For a moment, my heart stopped. I sat down at the kitchen table, my hands shaking. Plane crash? What plane crash? But the news was over. Fumbling frantically with the dial, I found another station and heard the tragic details: USAir, flight 427, had gone down from Chicago to Pittsburgh, killing all passengers on board.
Shocked by the news, I laid my head on the cold table and wept. Both from relief and sadness. Even though my husband was not on that plane, I realized how uncertain life is, and how numbing the shock must be for those families who had loved ones aboard.
That evening, after putting my daughter to bed, I stooped to remove Stan's tennis shoes from where he'd left them in front of the full-length mirror. But instead of putting them away, I put them on. They felt awkward and massive on my small feet.
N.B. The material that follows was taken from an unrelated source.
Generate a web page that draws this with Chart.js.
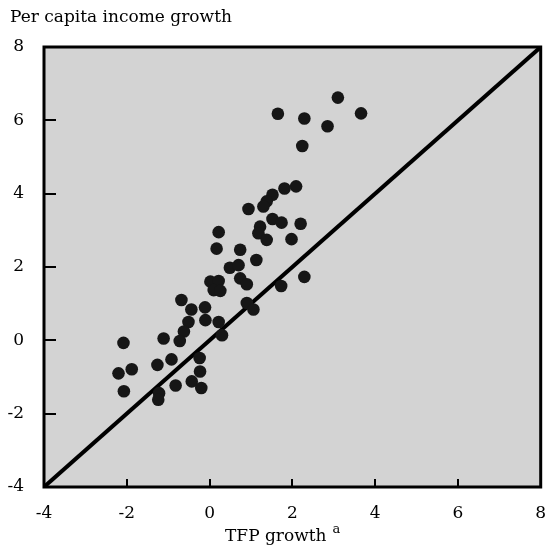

For several minutes, I stood studying my ridiculous reflection in the mirror. Then I looked down at the shoes. They were molded in the exact shape of my husband's feet. I knew every hump and bump so well.
No one else could wear these shoes but Stan. How would I feel if I knew my husband would never again fill these shoes? The thought was unthinkable. Somewhere tonight, a woman, without warning, was a widow. Her husband would never again wear his shoes. A chill sliced through my heart. I mourned for her.
The day Stan came home, Anna Marie and I gathered in the living-room listening to all the details of his trip; of how his team had gone undefeated in their division. And while my daughter admired the shiny, first-place trophy Stan pulled proudly from his bag, I couldn't keep my eyes off the size-13 shoes he'd dropped underneath the coffee table. Funny, I didn't wish them to be anywhere else. They were a comforting sign. My husband was home.
This story appears in the upcoming release, Love is A Flame (Bethany House) compiled by James Stuart Bell.
Adapted from the book, Silver Linings, by Dayle Allen Shockley. All rights reserved.
Epilogue: This was one of those rare occasions when it only took one prompting to change my ways. I never complained about my husband's shoes again, even though he still keeps them scattered from here to yon. I now happily consider them part of the decor.